Pressure on Banks Drags FTSE 100 into the Red
There was good news for the services sector in the U.K. on Wednesday morning with the revelation that the Purchasing Managers' Service Sector Index – prepared by the Chartered Institute of Purchasing and Supply, and Markit – rose to 51.7 in May compared with 48.7 in April.
Michael Parker
shareprices.com - Wednesday, June 03, 2009
A figure above 50 signifies expansion rather than contraction in business activity, and the latest rise was unexpected. However, with eight FTSE 100 constituent companies going ex-dividend on Wednesday and weakness in the banking sector, the blue chip index failed to sustain recent gains and, by midday, was down 89 points or 2%, at 4,387.79.
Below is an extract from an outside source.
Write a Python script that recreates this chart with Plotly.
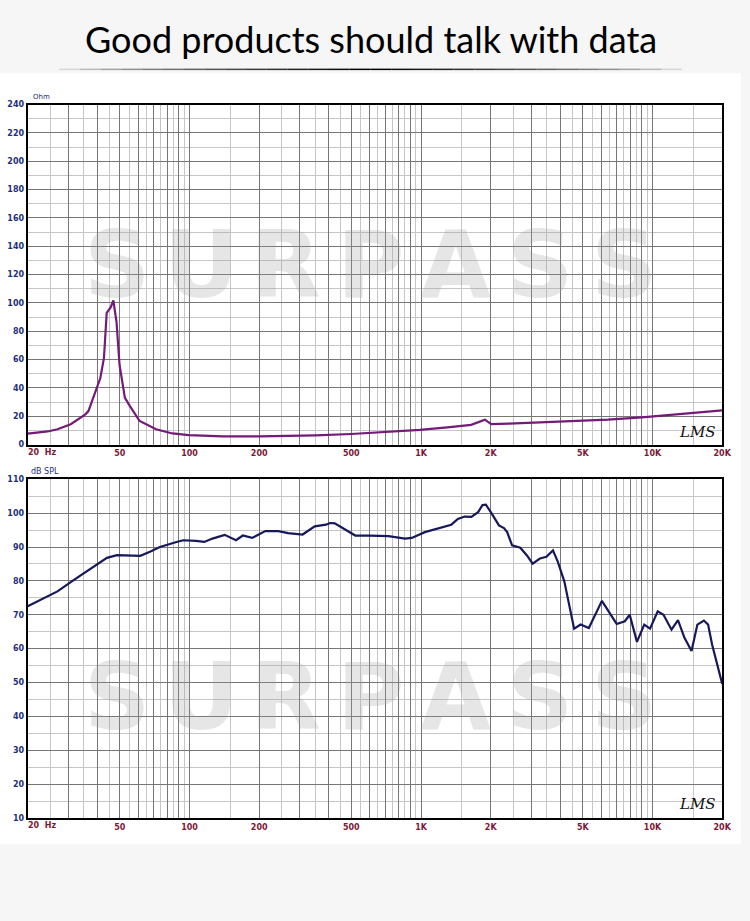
import numpy as np
import plotly.graph_objects as go

# ---------------- data ----------------
imp_freq = [20, 24.4, 26.9, 30.7, 35.5, 36.6, 41.2, 42.7, 43.9, 45.7, 46.9, 48.4, 49.9,
            52.6, 55.3, 60.9, 71.7, 84.4, 99.4, 139, 200, 272, 350, 500, 700, 988,
            1300, 1646, 1888, 2010, 2400, 3250, 4500, 6415, 9000, 12660, 20000]
imp_ohm = [7.8, 9.3, 10.9, 14.4, 21.4, 23.7, 47, 61, 93, 97, 101.7, 86.5, 56,
           33, 27.2, 16.7, 10.9, 7.9, 6.7, 5.9, 5.8, 5.9, 6.5, 7.5, 8.8, 10.4,
           12.2, 14.0, 17.6, 14.5, 14.8, 15.7, 16.6, 17.6, 19.3, 21.2, 24.2]

spl_freq = [20, 22.9, 26.9, 31.7, 37.4, 44, 48.6, 51.9, 61.3, 67.5, 74.5, 87.9, 93.9,
            106.7, 115.9, 125.6, 141.9, 158.9, 169.9, 186.4, 212.5, 242, 266.6, 308,
            347.5, 388.5, 405, 424, 452, 520, 600, 724, 853, 912, 1039, 1224, 1351,
            1443, 1544, 1650, 1764, 1843, 1906, 2002, 2171, 2281, 2356, 2474, 2684,
            2862, 3036, 3262, 3480, 3715, 3900, 4161, 4370, 4585, 4889, 5308, 6043,
            6553, 7000, 7593, 7970, 8565, 9210, 9756, 10530, 11150, 12080, 12880,
            13740, 14740, 15620, 16670, 17380, 18070, 20000]
spl_db = [72.5, 74.4, 76.9, 80.3, 83.7, 86.8, 87.6, 87.6, 87.4, 88.6, 90.0, 91.5, 92.0,
          91.8, 91.5, 92.5, 93.6, 92.0, 93.4, 92.7, 94.7, 94.7, 94.1, 93.7,
          96.1, 96.6, 97.1, 97.0, 95.9, 93.4, 93.4, 93.2, 92.5, 92.7, 94.4, 95.9, 96.6,
          98.3, 99.0, 98.9, 100.3, 102.4, 102.5, 100.3, 96.4, 95.6, 94.4, 90.5, 89.8,
          87.6, 85.1, 86.6, 87.1, 89.0, 85.6, 79.8, 72.9, 65.9, 67.1, 66.1, 74.1,
          70.5, 67.3, 68.1, 70.0, 62.0, 67.1, 65.9, 71.0, 70.0, 65.6, 68.4,
          63.2, 59.3, 67.1, 68.3, 67.1, 61.3, 49.6]

freq_major = [20, 30, 40, 50, 60, 70, 80, 90, 100, 200, 300, 400, 500, 600, 700, 800, 900,
              1000, 2000, 3000, 4000, 5000, 6000, 7000, 8000, 9000, 10000, 20000]
freq_minor = [25, 35, 45, 55, 65, 75, 85, 95, 150, 250, 350, 450, 550, 650, 750, 850, 950,
              1500, 2500, 3500, 4500, 5500, 6500, 7500, 8500, 9500, 15000]
freq_labels = {50: "50", 100: "100", 200: "200", 500: "500", 1000: "1K", 2000: "2K",
               5000: "5K", 10000: "10K", 20000: "20K"}

imp_ticks = list(range(0, 241, 20))
imp_minor = list(range(10, 240, 20))
spl_ticks = list(range(10, 111, 10))
spl_minor = list(range(15, 110, 10))

title_text = "Good products should talk with data"
watermark_text = "SURPASS"

# ---------------- layout helpers ----------------
W, H = 750, 921
def px(x):
    return x / W
def py(y):
    return 1 - y / H

XL, XR = 28, 731
UT, UB = 101.5, 445
LT, LB = 480, 822

MAJ = "#767676"
MIN = "#c6c6c6"
YLAB = "#1d2f7c"
XLAB = "#7d1838"

fig = go.Figure()
fig.add_trace(go.Scatter(x=imp_freq, y=imp_ohm, mode="lines", xaxis="x", yaxis="y",
                         line=dict(color="#741a78", width=2.2), hoverinfo="skip",
                         showlegend=False))
fig.add_trace(go.Scatter(x=spl_freq, y=spl_db, mode="lines", xaxis="x2", yaxis="y2",
                         line=dict(color="#17175c", width=2.2), hoverinfo="skip",
                         showlegend=False))

tickfont_x = dict(family="DejaVu Sans", size=8, color=XLAB, weight="bold")
tickfont_y = dict(family="DejaVu Sans", size=8, color=YLAB, weight="bold")

def xaxis_cfg(anchor):
    return dict(type="log", range=[np.log10(20) - 1e-5, np.log10(20000) + 1e-5],
                domain=[px(XL), px(XR)], anchor=anchor,
                tickmode="array", tickvals=freq_major,
                ticktext=[freq_labels.get(f, "") for f in freq_major],
                showgrid=True, gridcolor=MAJ, gridwidth=1,
                minor=dict(tickmode="array", tickvals=freq_minor, showgrid=True,
                           gridcolor=MIN, gridwidth=1, ticks=""),
                ticks="", showline=True, mirror=True, linecolor="black", linewidth=2,
                tickfont=tickfont_x, zeroline=False, fixedrange=True)

def yaxis_cfg(anchor, rng, ticks, minor, dom):
    return dict(range=rng, domain=dom, anchor=anchor, tickmode="array", tickvals=ticks,
                showgrid=True, gridcolor=MAJ, gridwidth=1,
                minor=dict(tickmode="array", tickvals=minor, showgrid=True,
                           gridcolor=MIN, gridwidth=1, ticks=""),
                ticks="", showline=True, mirror=True, linecolor="black", linewidth=2,
                tickfont=tickfont_y, zeroline=False, fixedrange=True)

wm_font = dict(family="DejaVu Sans", size=92, color="rgba(160,160,160,0.26)", weight="bold")

annotations = [
    dict(text=title_text, x=0.5, y=py(35), xref="paper", yref="paper", showarrow=False,
         font=dict(family="Lato", size=36, color="#000000"), xanchor="center", yanchor="middle"),
    dict(text="Ohm", x=px(31), y=py(94), xref="paper", yref="paper", showarrow=False,
         font=dict(family="DejaVu Sans", size=7, color=YLAB), xanchor="left", yanchor="middle"),
    dict(text="dB SPL", x=px(29), y=py(472), xref="paper", yref="paper", showarrow=False,
         font=dict(family="DejaVu Sans", size=8, color=YLAB), xanchor="left", yanchor="middle"),
    dict(text="20  Hz", x=px(26), y=py(453), xref="paper", yref="paper", showarrow=False,
         font=tickfont_x, xanchor="left", yanchor="middle"),
    dict(text="20  Hz", x=px(26), y=py(830), xref="paper", yref="paper", showarrow=False,
         font=tickfont_x, xanchor="left", yanchor="middle"),
    dict(text="<i>LMS</i>", x=px(706), y=py(432), xref="paper", yref="paper", showarrow=False,
         font=dict(family="DejaVu Serif", size=15, color="#111111"), xanchor="center", yanchor="middle"),
    dict(text="<i>LMS</i>", x=px(706), y=py(808), xref="paper", yref="paper", showarrow=False,
         font=dict(family="DejaVu Serif", size=15, color="#111111"), xanchor="center", yanchor="middle"),
]
# watermark letters, evenly spaced
n_wm = len(watermark_text)
for yc in (264, 700):
    for i, ch in enumerate(watermark_text):
        xc = 118 + i * (632 - 118) / (n_wm - 1)
        annotations.append(dict(text=ch, x=px(xc), y=py(yc), xref="paper", yref="paper",
                                showarrow=False, font=wm_font, xanchor="center", yanchor="middle"))

shapes = [
    dict(type="rect", xref="paper", yref="paper", x0=0, x1=1, y0=py(848), y1=py(70),
         fillcolor="white", line=dict(width=0), layer="below"),
]
# fading underline under the title
n_seg = 30
for i in range(n_seg):
    t0 = i / n_seg
    t1 = (i + 1) / n_seg
    tm = (t0 + t1) / 2
    a = max(0.0, 1 - abs(tm - 0.5) * 2) ** 0.6
    shapes.append(dict(type="line", xref="paper", yref="paper",
                       x0=px(60 + 630 * t0), x1=px(60 + 630 * t1), y0=py(66), y1=py(66),
                       line=dict(color=f"rgba(0,0,0,{a:.3f})", width=1.5)))

fig.update_layout(
    width=W, height=H, margin=dict(l=0, r=0, t=0, b=0),
    paper_bgcolor="#f6f6f6", plot_bgcolor="white",
    xaxis=xaxis_cfg("y"),
    yaxis=yaxis_cfg("x", [0, 240], imp_ticks, imp_minor, [py(UB), py(UT)]),
    xaxis2=xaxis_cfg("y2"),
    yaxis2=yaxis_cfg("x2", [10, 110], spl_ticks, spl_minor, [py(LB), py(LT)]),
    annotations=annotations, shapes=shapes, showlegend=False,
)

fig.write_html("out.html", config={"displayModeBar": False, "staticPlot": True},
               post_script="document.body.style.margin='0';document.body.style.overflow='hidden';")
Banks were the worst sufferers, with Barclays down 5.2%, compounding a loss of 13.5% on Tuesday after the International Petroleum Investment Company (IPIC) owned by the government of Abu Dhabi cashed in its 11% stake in the bank. Share prices in Lloyds Banking Group also fell 4.5% to 66.4p, making it one of the biggest fallers in the sector, while persistent rumours that the Saudi conglomerate, Saad Group, is looking to sell down its stake in HSBC forced the share price down 3.5%.
Other losers included insurance company Amlin, whose share price fell 5.6% to 320p, on the announcement that it is to pay the Dutch government €350 (£300 million) for the corporate insurance business of failed bank Fortis. The deal will be funded from existing cash reserves, plus a placement of 23.5 million new shares worth a total of £6.6 million.